When you’re facing a challenge, think of the most intense, psychotic stuff you’ve ever done. A few examples for me are 21 days straight of ice baths in the brutal, snowy Michigan winter, stopping a few days after I had gotten myself sick. Or running through so much pain in high school that I pretty much broke my own back (true story). Or teaching myself to program after one CS class and the very real feedback loop of Adi telling me my code was breaking in prod (thanks, Adi).
I did that stuff, and it was hard. That’s something I forget to remind myself of, and, to Goggins point, reminding yourself of it when you want to quit is part of the point of doing it.
Sure, it on its own is valuable, but you’re not getting all the value out of it if you just kind of forget about it.
The Stack of Evidence
I wrote about cognitive dissonance not very long ago. What I’m talking about now is related to that, but more on the side of using the past jumps to make the next jump.
The same graph as before, but now it’s more recursive; we use gap n-1 as evidence that we can overcome gap n
For me, I am stressed when I focus more on who I want to be than who I currently am. Something I’m not very good at is looking back and realizing how far I am from who I was.
“You don’t become confident by shouting affirmations in the mirror, but by having a stack of undeniable proof that you are who you say you are.
Outwork your self doubt.”
Hormozi talks about having a stack of proof. I think Goggins is saying effectively the same thing. When you get stuck, it’s not necessarily only about having done things that are awesome and harder than you could have in the past, it’s also about reminding yourself that you’ve done those things.
That makes the challenge you’re facing seem much more doable.

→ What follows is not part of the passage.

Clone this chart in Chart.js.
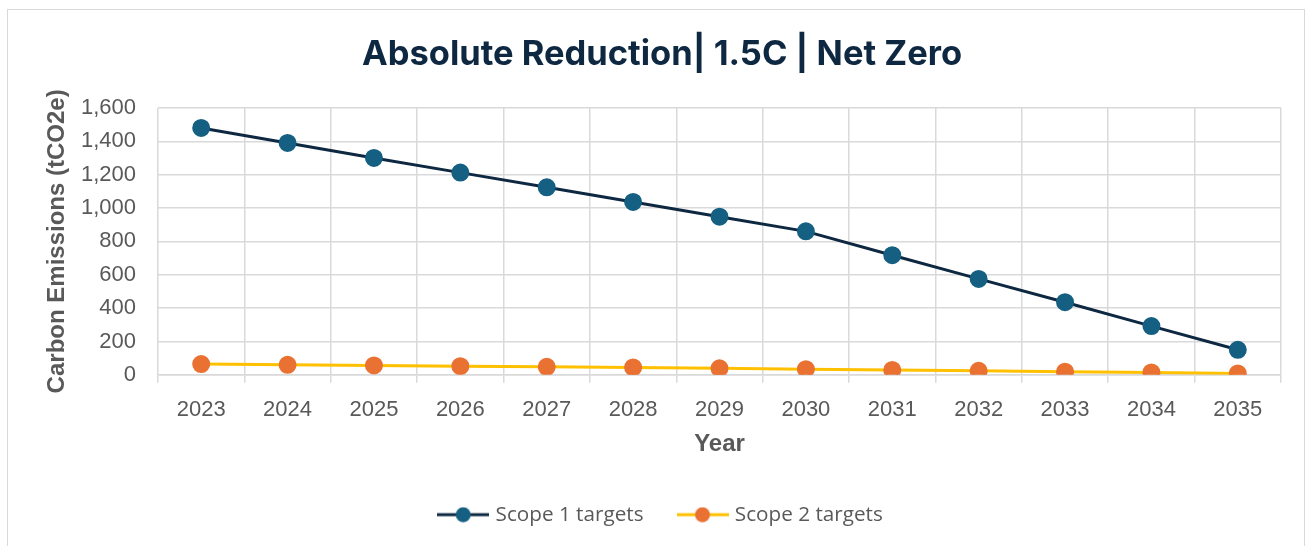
<!DOCTYPE html>
<html lang="en">
<head>
    <meta charset="UTF-8">
    <title>Absolute Reduction | 1.5C | Net Zero</title>
    <script src="https://cdn.jsdelivr.net/npm/chart.js"></script>
    <style>
        html, body {
            margin: 0;
            padding: 0;
            background: #ffffff;
            overflow: hidden;
        }
        .frame {
            position: absolute;
            left: 7px;
            top: 9px;
            width: 1298px;
            height: 560px;
            border: 1px solid #d9d9d9;
            box-sizing: border-box;
        }
        .chart-box {
            position: absolute;
            left: 0;
            top: 0;
            width: 1312px;
            height: 546px;
        }
    </style>
</head>
<body>
    <div class="frame"></div>
    <div class="chart-box">
        <canvas id="emissionsChart"></canvas>
    </div>

    <script>
        // values
        const years = ['2023', '2024', '2025', '2026', '2027', '2028', '2029',
                       '2030', '2031', '2032', '2033', '2034', '2035'];
        const scope1Targets = [1480, 1390, 1300, 1212, 1124, 1036, 948, 860, 717, 575, 435, 292, 150];
        const scope2Targets = [64, 60, 56, 52, 48, 44, 39, 34, 29, 24, 19, 14, 8];
        const yMax = 1600;
        const yStep = 200;

        const textGrey = '#595959';
        const gridGrey = '#d9d9d9';

        // legend marker: short line with a dot, like the spreadsheet legend
        function legendMarker(lineColor, dotColor) {
            const c = document.createElement('canvas');
            c.width = 52;
            c.height = 16;
            const g = c.getContext('2d');
            g.strokeStyle = lineColor;
            g.lineWidth = 3;
            g.beginPath();
            g.moveTo(0, 8);
            g.lineTo(52, 8);
            g.stroke();
            g.fillStyle = dotColor;
            g.beginPath();
            g.arc(26, 8, 7.5, 0, Math.PI * 2);
            g.fill();
            return c;
        }

        const markers = [
            legendMarker('#0e2841', '#156082'),
            legendMarker('#ffc000', '#e97132')
        ];

        const ctx = document.getElementById('emissionsChart').getContext('2d');
        new Chart(ctx, {
            type: 'line',
            data: {
                labels: years,
                datasets: [
                    {
                        label: 'Scope 1 targets',
                        data: scope1Targets,
                        borderColor: '#0e2841',
                        backgroundColor: '#156082',
                        pointBackgroundColor: '#156082',
                        pointBorderColor: '#156082',
                        borderWidth: 3,
                        pointRadius: 7.5,
                        pointHoverRadius: 7.5,
                        tension: 0
                    },
                    {
                        label: 'Scope 2 targets',
                        data: scope2Targets,
                        borderColor: '#ffc000',
                        backgroundColor: '#e97132',
                        pointBackgroundColor: '#e97132',
                        pointBorderColor: '#e97132',
                        borderWidth: 3,
                        pointRadius: 7.5,
                        pointHoverRadius: 7.5,
                        tension: 0
                    }
                ]
            },
            options: {
                responsive: true,
                maintainAspectRatio: false,
                animation: false,
                layout: {
                    padding: { left: 43, right: 31, top: 0, bottom: 11 }
                },
                plugins: {
                    title: {
                        display: true,
                        text: 'Absolute Reduction| 1.5C | Net Zero',
                        color: '#0e2841',
                        font: { family: 'Inter', size: 34.5, weight: 'bold' },
                        padding: { top: 34, bottom: 32.5 }
                    },
                    legend: {
                        position: 'bottom',
                        labels: {
                            color: textGrey,
                            font: { family: 'Open Sans', size: 20.7 },
                            usePointStyle: true,
                            pointStyleWidth: 44,
                            padding: 37,
                            generateLabels: function (chart) {
                                const items = Chart.defaults.plugins.legend.labels.generateLabels(chart);
                                items.forEach((item, i) => {
                                    item.pointStyle = markers[i];
                                });
                                return items;
                            }
                        }
                    },
                    tooltip: { enabled: false }
                },
                scales: {
                    x: {
                        offset: true,
                        afterFit: function (scale) {
                            scale.height = 92.5;
                        },
                        grid: {
                            offset: true,
                            color: gridGrey,
                            lineWidth: 1.5,
                            tickLength: 8
                        },
                        border: { color: gridGrey, width: 1.5 },
                        ticks: {
                            color: textGrey,
                            font: { family: 'Liberation Sans', size: 22 },
                            padding: 14,
                            maxRotation: 0
                        },
                        title: {
                            display: true,
                            text: 'Year',
                            color: textGrey,
                            font: { family: 'Liberation Sans', size: 24, weight: 'bold' },
                            padding: { top: 0, bottom: 9 }
                        }
                    },
                    y: {
                        min: 0,
                        max: yMax,
                        afterFit: function (scale) {
                            scale.width = 115;
                        },
                        grid: {
                            color: gridGrey,
                            lineWidth: 1.5,
                            drawTicks: false
                        },
                        border: { display: false },
                        ticks: {
                            stepSize: yStep,
                            color: textGrey,
                            font: { family: 'Liberation Sans', size: 22 },
                            padding: 22
                        },
                        title: {
                            display: true,
                            text: 'Carbon Emissions (tCO2e)',
                            color: textGrey,
                            font: { family: 'Liberation Sans', size: 24, weight: 'bold' },
                            padding: 0
                        }
                    }
                }
            }
        });
    </script>
</body>
</html>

It’s reminding yourself that even though you’re climbing a mountain, you’ve already climbed half of it, and you’ve climbed another one before.
Gratitude Meditation
You may have noticed a meditation counter up at the top of this post. I’m pretty good at holding myself accountable to things, but I’ve been having a hard time doing that in regards to meditation.
I get impatient and anxious and want to do the next thing. It’s not that I truly don’t have time… I’m busy, but there’s no way I can’t make 10 minutes a day to just sit. As anti-social media as I am, I still probably spend at least 10 minutes a day doom scrolling on something.
I’m committing to doing gratitude meditation every day–it’s meditating with a focus on things you’re grateful for, whether it be a challenge you’ve overcome or people in your life who you’re glad to have or anything that matters to you. I’m off to a pretty good start, 1/1, but send me an angry email or phone call if you see that ratio at the top of these posts getting low.
When I’ve done it in the past, it’s been a chance to reframe on what matters. So what if part of your life feels like your life is falling apart? You’re not dead yet.
Having Fun
Being light makes everything more fun, and, as a great Canadian poet once said:
“Moment I stop having fun with it, I’ll be done with it.”
If you think that you’re in the right place, that’s less an invitation to quit and more of a reminder to have fun.
I’m really loving the quotes today, so here’s one more:
“With life, no matter what you do, you are all in. This is going to kill you. You might as well play the most magnificent game you can.”
So, play a magnificent game, but take it lightly. Life’s going to kill you regardless of whether or not you fuck up. Don’t try to fuck up, obviously, but if you do, it’s not the end of the world. Think about everything else you’ve gotten through and use it to scale the current problem.
You’ve already done plenty of stuff to make this easier, don’t forget about that when it actually matters.
Life’s a cumulative journey that just builds on itself. Keep going and smile at death.